While Ngorongoro District is known to be one of the Maasai districts with the most educated professionals, there is a severe gap in education delivery within the region, particularly at primary and secondary levels. For instance, in 2014 only 40,372 children of primary school age were enrolled in the southern part of the NCA, whereas approximately 70,000 should be enrolled if school attendance is to keep pace with the rest of the district. However, education has been neglected in the region where educational facilities that could enable professional diversification are few. Formal education is an empowerment tool that contributes to increased well-being across the community. Firstly, education enables economic diversification and the establishment of independent income sources, and secondly, it provides women with the tools to make decisions about their reproductive health. This in turn has an impact on poverty levels through effective fertility control and greater investment in children’s education. Technologies bring here a further possibility to access information. Information and communication technologies provide another possibility to access information that is not in the control of male family members; they are potentially an important empowerment tool for women and thus a tool for conflict resolution.

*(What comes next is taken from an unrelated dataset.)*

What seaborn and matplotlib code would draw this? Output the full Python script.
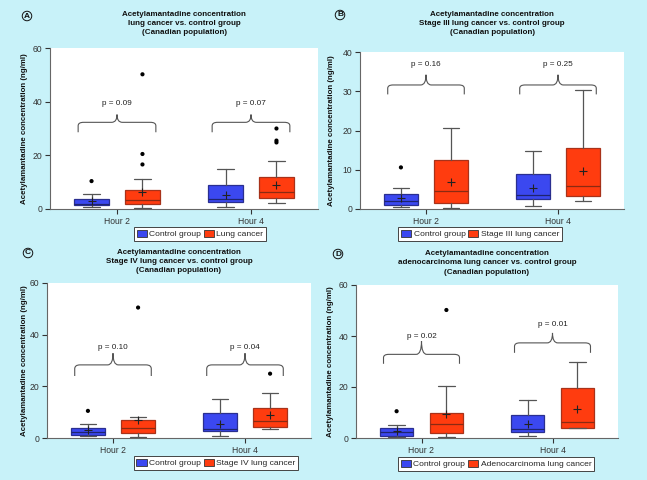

Diversifying the economy by establishing industries that add value to livestock products—including leather, dairy products and meat products—reduces the focus on the primary sector. It is therefore necessary to establish skills development institutions in the district under the management of the private sector or in the form of Public-Private-Partnerships in order to reduce ineffectiveness and enhance sustainability. Improving the knowledge about pastoral livelihoods among the district’s stakeholders is key to defeating attempts to modify rangeland management strategies—which have already been optimized by pastoralists historically through their deep indigenous knowledge—as they disrupt usage rules. A better primary and secondary education must be provided as soon as possible in order to diversify livelihoods, raise incomes, stimulate voluntary migration and curb population growth. This will protect human rights and promote sustainable nature conservation, empower communities, and reduce land pressure in the NCA without creating further social conflict.